Raw records

===============

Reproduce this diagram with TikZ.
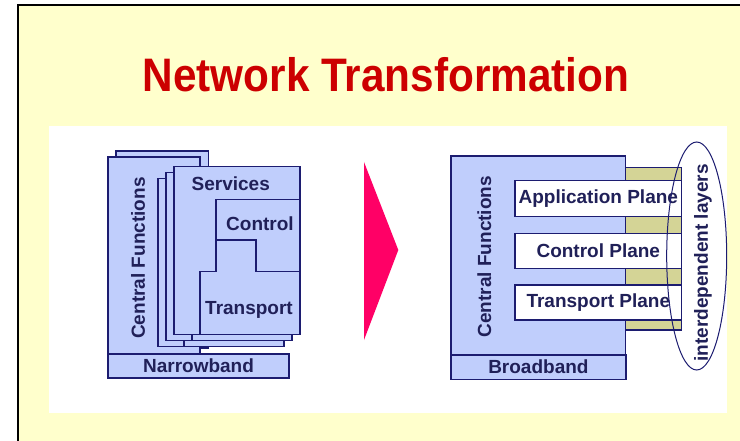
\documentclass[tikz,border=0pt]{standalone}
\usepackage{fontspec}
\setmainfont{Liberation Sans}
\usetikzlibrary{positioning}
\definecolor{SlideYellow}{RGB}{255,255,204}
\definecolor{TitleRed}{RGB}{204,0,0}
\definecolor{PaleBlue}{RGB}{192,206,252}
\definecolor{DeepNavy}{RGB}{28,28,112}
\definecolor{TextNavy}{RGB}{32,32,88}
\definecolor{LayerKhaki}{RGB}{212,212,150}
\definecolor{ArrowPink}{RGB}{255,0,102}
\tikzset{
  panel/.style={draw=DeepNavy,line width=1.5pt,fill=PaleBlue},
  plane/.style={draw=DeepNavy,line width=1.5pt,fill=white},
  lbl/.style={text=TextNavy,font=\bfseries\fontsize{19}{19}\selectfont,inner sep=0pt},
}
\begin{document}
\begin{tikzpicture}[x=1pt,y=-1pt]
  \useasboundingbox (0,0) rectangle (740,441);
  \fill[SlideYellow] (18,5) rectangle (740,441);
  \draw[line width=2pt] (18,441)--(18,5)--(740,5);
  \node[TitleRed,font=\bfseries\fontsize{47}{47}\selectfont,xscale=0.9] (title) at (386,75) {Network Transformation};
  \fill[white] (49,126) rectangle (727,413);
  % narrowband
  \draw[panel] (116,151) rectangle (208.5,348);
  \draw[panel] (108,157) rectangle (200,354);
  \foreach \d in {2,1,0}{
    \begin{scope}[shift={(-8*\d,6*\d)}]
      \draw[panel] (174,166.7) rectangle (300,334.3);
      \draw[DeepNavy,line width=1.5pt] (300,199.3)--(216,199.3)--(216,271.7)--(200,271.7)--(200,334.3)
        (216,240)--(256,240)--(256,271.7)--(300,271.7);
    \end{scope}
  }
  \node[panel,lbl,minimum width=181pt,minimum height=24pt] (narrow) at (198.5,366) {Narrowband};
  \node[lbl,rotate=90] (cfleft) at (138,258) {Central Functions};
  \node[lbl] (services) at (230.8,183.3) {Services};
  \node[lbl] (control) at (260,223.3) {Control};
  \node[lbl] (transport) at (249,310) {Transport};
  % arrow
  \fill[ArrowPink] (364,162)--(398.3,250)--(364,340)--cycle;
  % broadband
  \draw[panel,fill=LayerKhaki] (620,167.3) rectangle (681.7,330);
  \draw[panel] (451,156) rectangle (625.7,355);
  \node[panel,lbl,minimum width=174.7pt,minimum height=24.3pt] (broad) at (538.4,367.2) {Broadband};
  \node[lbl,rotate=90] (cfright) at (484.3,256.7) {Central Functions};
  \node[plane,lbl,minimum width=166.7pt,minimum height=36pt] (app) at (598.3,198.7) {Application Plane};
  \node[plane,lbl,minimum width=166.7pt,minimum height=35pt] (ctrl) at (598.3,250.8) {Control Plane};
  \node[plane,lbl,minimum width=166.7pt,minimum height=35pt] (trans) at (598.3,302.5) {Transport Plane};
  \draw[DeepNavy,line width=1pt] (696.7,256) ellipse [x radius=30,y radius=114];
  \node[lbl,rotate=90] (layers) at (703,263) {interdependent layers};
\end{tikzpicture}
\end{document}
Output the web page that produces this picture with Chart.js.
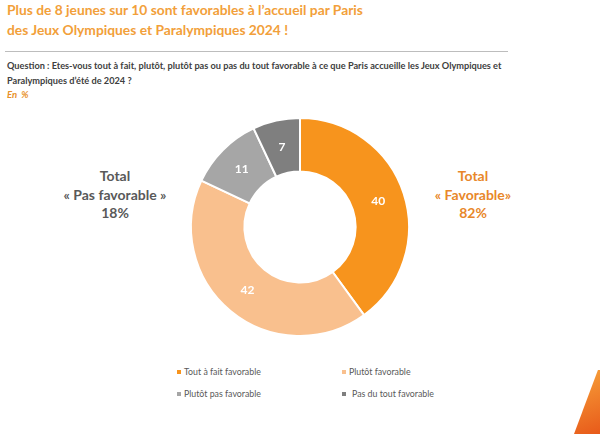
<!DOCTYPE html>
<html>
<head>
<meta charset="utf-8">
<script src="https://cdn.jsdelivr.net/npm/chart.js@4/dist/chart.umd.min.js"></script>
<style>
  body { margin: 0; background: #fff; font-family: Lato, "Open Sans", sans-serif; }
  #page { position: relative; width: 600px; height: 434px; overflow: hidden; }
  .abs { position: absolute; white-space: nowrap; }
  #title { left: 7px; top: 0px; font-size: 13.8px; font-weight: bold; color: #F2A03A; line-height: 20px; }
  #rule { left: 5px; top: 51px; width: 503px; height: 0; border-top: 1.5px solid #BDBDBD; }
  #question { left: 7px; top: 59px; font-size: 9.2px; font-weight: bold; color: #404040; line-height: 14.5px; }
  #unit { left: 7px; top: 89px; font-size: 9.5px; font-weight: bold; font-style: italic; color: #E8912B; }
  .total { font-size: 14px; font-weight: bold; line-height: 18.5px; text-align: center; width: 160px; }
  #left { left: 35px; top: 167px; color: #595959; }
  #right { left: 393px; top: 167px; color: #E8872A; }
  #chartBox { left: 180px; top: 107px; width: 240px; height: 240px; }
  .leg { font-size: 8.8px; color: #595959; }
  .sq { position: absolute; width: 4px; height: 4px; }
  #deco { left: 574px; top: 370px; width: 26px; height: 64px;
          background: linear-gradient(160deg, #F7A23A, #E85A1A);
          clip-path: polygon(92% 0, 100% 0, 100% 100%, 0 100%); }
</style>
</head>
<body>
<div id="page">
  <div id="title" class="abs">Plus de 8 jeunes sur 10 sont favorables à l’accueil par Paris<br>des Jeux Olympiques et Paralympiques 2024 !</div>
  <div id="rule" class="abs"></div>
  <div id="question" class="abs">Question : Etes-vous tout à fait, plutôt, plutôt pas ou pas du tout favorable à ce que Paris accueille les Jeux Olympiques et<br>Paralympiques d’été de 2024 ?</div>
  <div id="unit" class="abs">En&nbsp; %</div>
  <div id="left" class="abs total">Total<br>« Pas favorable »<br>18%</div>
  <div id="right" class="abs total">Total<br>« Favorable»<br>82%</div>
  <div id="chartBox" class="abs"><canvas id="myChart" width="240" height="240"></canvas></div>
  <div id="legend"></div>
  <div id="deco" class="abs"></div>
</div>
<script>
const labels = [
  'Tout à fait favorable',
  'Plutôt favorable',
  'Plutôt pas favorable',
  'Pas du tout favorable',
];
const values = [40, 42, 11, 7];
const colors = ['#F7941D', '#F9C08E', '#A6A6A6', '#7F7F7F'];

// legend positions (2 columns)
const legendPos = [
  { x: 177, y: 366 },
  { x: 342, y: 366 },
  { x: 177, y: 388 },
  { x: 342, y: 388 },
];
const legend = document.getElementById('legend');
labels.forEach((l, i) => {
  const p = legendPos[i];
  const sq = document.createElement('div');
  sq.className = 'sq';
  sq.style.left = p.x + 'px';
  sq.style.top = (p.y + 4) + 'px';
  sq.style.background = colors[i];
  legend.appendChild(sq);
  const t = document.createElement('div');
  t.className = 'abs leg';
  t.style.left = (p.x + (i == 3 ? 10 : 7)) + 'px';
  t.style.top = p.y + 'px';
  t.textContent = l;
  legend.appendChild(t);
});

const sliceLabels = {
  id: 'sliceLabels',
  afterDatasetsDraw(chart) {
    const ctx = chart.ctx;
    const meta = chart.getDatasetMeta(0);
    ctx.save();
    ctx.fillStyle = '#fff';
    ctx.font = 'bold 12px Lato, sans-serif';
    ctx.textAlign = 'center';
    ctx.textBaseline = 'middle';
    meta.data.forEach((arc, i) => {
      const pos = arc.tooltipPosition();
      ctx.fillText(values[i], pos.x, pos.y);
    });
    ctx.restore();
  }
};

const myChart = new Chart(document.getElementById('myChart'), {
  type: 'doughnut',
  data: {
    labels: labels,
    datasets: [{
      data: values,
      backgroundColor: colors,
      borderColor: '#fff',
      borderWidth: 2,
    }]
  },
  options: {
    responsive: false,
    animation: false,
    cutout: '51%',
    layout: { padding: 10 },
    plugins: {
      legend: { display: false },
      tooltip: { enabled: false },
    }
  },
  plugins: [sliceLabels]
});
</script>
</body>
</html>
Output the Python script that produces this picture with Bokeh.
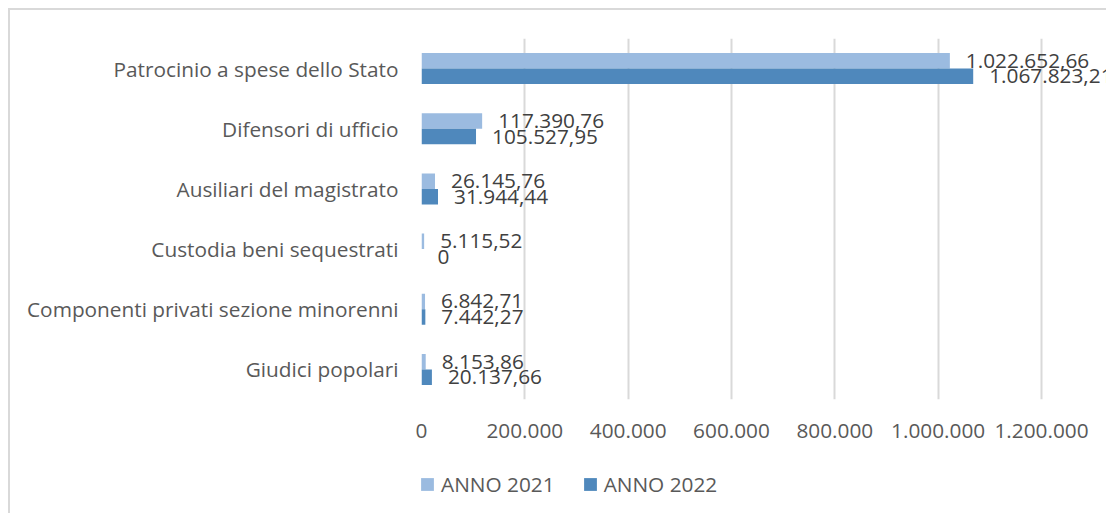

===============

● STATED GOAL:
Return each line from the material above exactly, but not the pictures.

● RESPONSE TO THE EXERCISE:
Reproduce this diagram with TikZ.
\documentclass[tikz,border=0pt]{standalone}
\usepackage{fontspec}
\setmainfont{Liberation Sans}
\usetikzlibrary{positioning}
\definecolor{SlideYellow}{RGB}{255,255,204}
\definecolor{TitleRed}{RGB}{204,0,0}
\definecolor{PaleBlue}{RGB}{192,206,252}
\definecolor{DeepNavy}{RGB}{28,28,112}
\definecolor{TextNavy}{RGB}{32,32,88}
\definecolor{LayerKhaki}{RGB}{212,212,150}
\definecolor{ArrowPink}{RGB}{255,0,102}
\tikzset{
  panel/.style={draw=DeepNavy,line width=1.5pt,fill=PaleBlue},
  plane/.style={draw=DeepNavy,line width=1.5pt,fill=white},
  lbl/.style={text=TextNavy,font=\bfseries\fontsize{19}{19}\selectfont,inner sep=0pt},
}
\begin{document}
\begin{tikzpicture}[x=1pt,y=-1pt]
  \useasboundingbox (0,0) rectangle (740,441);
  \fill[SlideYellow] (18,5) rectangle (740,441);
  \draw[line width=2pt] (18,441)--(18,5)--(740,5);
  \node[TitleRed,font=\bfseries\fontsize{47}{47}\selectfont,xscale=0.9] (title) at (386,75) {Network Transformation};
  \fill[white] (49,126) rectangle (727,413);
  % narrowband
  \draw[panel] (116,151) rectangle (208.5,348);
  \draw[panel] (108,157) rectangle (200,354);
  \foreach \d in {2,1,0}{
    \begin{scope}[shift={(-8*\d,6*\d)}]
      \draw[panel] (174,166.7) rectangle (300,334.3);
      \draw[DeepNavy,line width=1.5pt] (300,199.3)--(216,199.3)--(216,271.7)--(200,271.7)--(200,334.3)
        (216,240)--(256,240)--(256,271.7)--(300,271.7);
    \end{scope}
  }
  \node[panel,lbl,minimum width=181pt,minimum height=24pt] (narrow) at (198.5,366) {Narrowband};
  \node[lbl,rotate=90] (cfleft) at (138,258) {Central Functions};
  \node[lbl] (services) at (230.8,183.3) {Services};
  \node[lbl] (control) at (260,223.3) {Control};
  \node[lbl] (transport) at (249,310) {Transport};
  % arrow
  \fill[ArrowPink] (364,162)--(398.3,250)--(364,340)--cycle;
  % broadband
  \draw[panel,fill=LayerKhaki] (620,167.3) rectangle (681.7,330);
  \draw[panel] (451,156) rectangle (625.7,355);
  \node[panel,lbl,minimum width=174.7pt,minimum height=24.3pt] (broad) at (538.4,367.2) {Broadband};
  \node[lbl,rotate=90] (cfright) at (484.3,256.7) {Central Functions};
  \node[plane,lbl,minimum width=166.7pt,minimum height=36pt] (app) at (598.3,198.7) {Application Plane};
  \node[plane,lbl,minimum width=166.7pt,minimum height=35pt] (ctrl) at (598.3,250.8) {Control Plane};
  \node[plane,lbl,minimum width=166.7pt,minimum height=35pt] (trans) at (598.3,302.5) {Transport Plane};
  \draw[DeepNavy,line width=1pt] (696.7,256) ellipse [x radius=30,y radius=114];
  \node[lbl,rotate=90] (layers) at (703,263) {interdependent layers};
\end{tikzpicture}
\end{document}
Output the web page that produces this picture with Chart.js.
<!DOCTYPE html>
<html>
<head>
<meta charset="utf-8">
<script src="https://cdn.jsdelivr.net/npm/chart.js@4/dist/chart.umd.min.js"></script>
<style>
  body { margin: 0; background: #fff; font-family: Lato, "Open Sans", sans-serif; }
  #page { position: relative; width: 600px; height: 434px; overflow: hidden; }
  .abs { position: absolute; white-space: nowrap; }
  #title { left: 7px; top: 0px; font-size: 13.8px; font-weight: bold; color: #F2A03A; line-height: 20px; }
  #rule { left: 5px; top: 51px; width: 503px; height: 0; border-top: 1.5px solid #BDBDBD; }
  #question { left: 7px; top: 59px; font-size: 9.2px; font-weight: bold; color: #404040; line-height: 14.5px; }
  #unit { left: 7px; top: 89px; font-size: 9.5px; font-weight: bold; font-style: italic; color: #E8912B; }
  .total { font-size: 14px; font-weight: bold; line-height: 18.5px; text-align: center; width: 160px; }
  #left { left: 35px; top: 167px; color: #595959; }
  #right { left: 393px; top: 167px; color: #E8872A; }
  #chartBox { left: 180px; top: 107px; width: 240px; height: 240px; }
  .leg { font-size: 8.8px; color: #595959; }
  .sq { position: absolute; width: 4px; height: 4px; }
  #deco { left: 574px; top: 370px; width: 26px; height: 64px;
          background: linear-gradient(160deg, #F7A23A, #E85A1A);
          clip-path: polygon(92% 0, 100% 0, 100% 100%, 0 100%); }
</style>
</head>
<body>
<div id="page">
  <div id="title" class="abs">Plus de 8 jeunes sur 10 sont favorables à l’accueil par Paris<br>des Jeux Olympiques et Paralympiques 2024 !</div>
  <div id="rule" class="abs"></div>
  <div id="question" class="abs">Question : Etes-vous tout à fait, plutôt, plutôt pas ou pas du tout favorable à ce que Paris accueille les Jeux Olympiques et<br>Paralympiques d’été de 2024 ?</div>
  <div id="unit" class="abs">En&nbsp; %</div>
  <div id="left" class="abs total">Total<br>« Pas favorable »<br>18%</div>
  <div id="right" class="abs total">Total<br>« Favorable»<br>82%</div>
  <div id="chartBox" class="abs"><canvas id="myChart" width="240" height="240"></canvas></div>
  <div id="legend"></div>
  <div id="deco" class="abs"></div>
</div>
<script>
const labels = [
  'Tout à fait favorable',
  'Plutôt favorable',
  'Plutôt pas favorable',
  'Pas du tout favorable',
];
const values = [40, 42, 11, 7];
const colors = ['#F7941D', '#F9C08E', '#A6A6A6', '#7F7F7F'];

// legend positions (2 columns)
const legendPos = [
  { x: 177, y: 366 },
  { x: 342, y: 366 },
  { x: 177, y: 388 },
  { x: 342, y: 388 },
];
const legend = document.getElementById('legend');
labels.forEach((l, i) => {
  const p = legendPos[i];
  const sq = document.createElement('div');
  sq.className = 'sq';
  sq.style.left = p.x + 'px';
  sq.style.top = (p.y + 4) + 'px';
  sq.style.background = colors[i];
  legend.appendChild(sq);
  const t = document.createElement('div');
  t.className = 'abs leg';
  t.style.left = (p.x + (i == 3 ? 10 : 7)) + 'px';
  t.style.top = p.y + 'px';
  t.textContent = l;
  legend.appendChild(t);
});

const sliceLabels = {
  id: 'sliceLabels',
  afterDatasetsDraw(chart) {
    const ctx = chart.ctx;
    const meta = chart.getDatasetMeta(0);
    ctx.save();
    ctx.fillStyle = '#fff';
    ctx.font = 'bold 12px Lato, sans-serif';
    ctx.textAlign = 'center';
    ctx.textBaseline = 'middle';
    meta.data.forEach((arc, i) => {
      const pos = arc.tooltipPosition();
      ctx.fillText(values[i], pos.x, pos.y);
    });
    ctx.restore();
  }
};

const myChart = new Chart(document.getElementById('myChart'), {
  type: 'doughnut',
  data: {
    labels: labels,
    datasets: [{
      data: values,
      backgroundColor: colors,
      borderColor: '#fff',
      borderWidth: 2,
    }]
  },
  options: {
    responsive: false,
    animation: false,
    cutout: '51%',
    layout: { padding: 10 },
    plugins: {
      legend: { display: false },
      tooltip: { enabled: false },
    }
  },
  plugins: [sliceLabels]
});
</script>
</body>
</html>
Output the Python script that produces this picture with Bokeh.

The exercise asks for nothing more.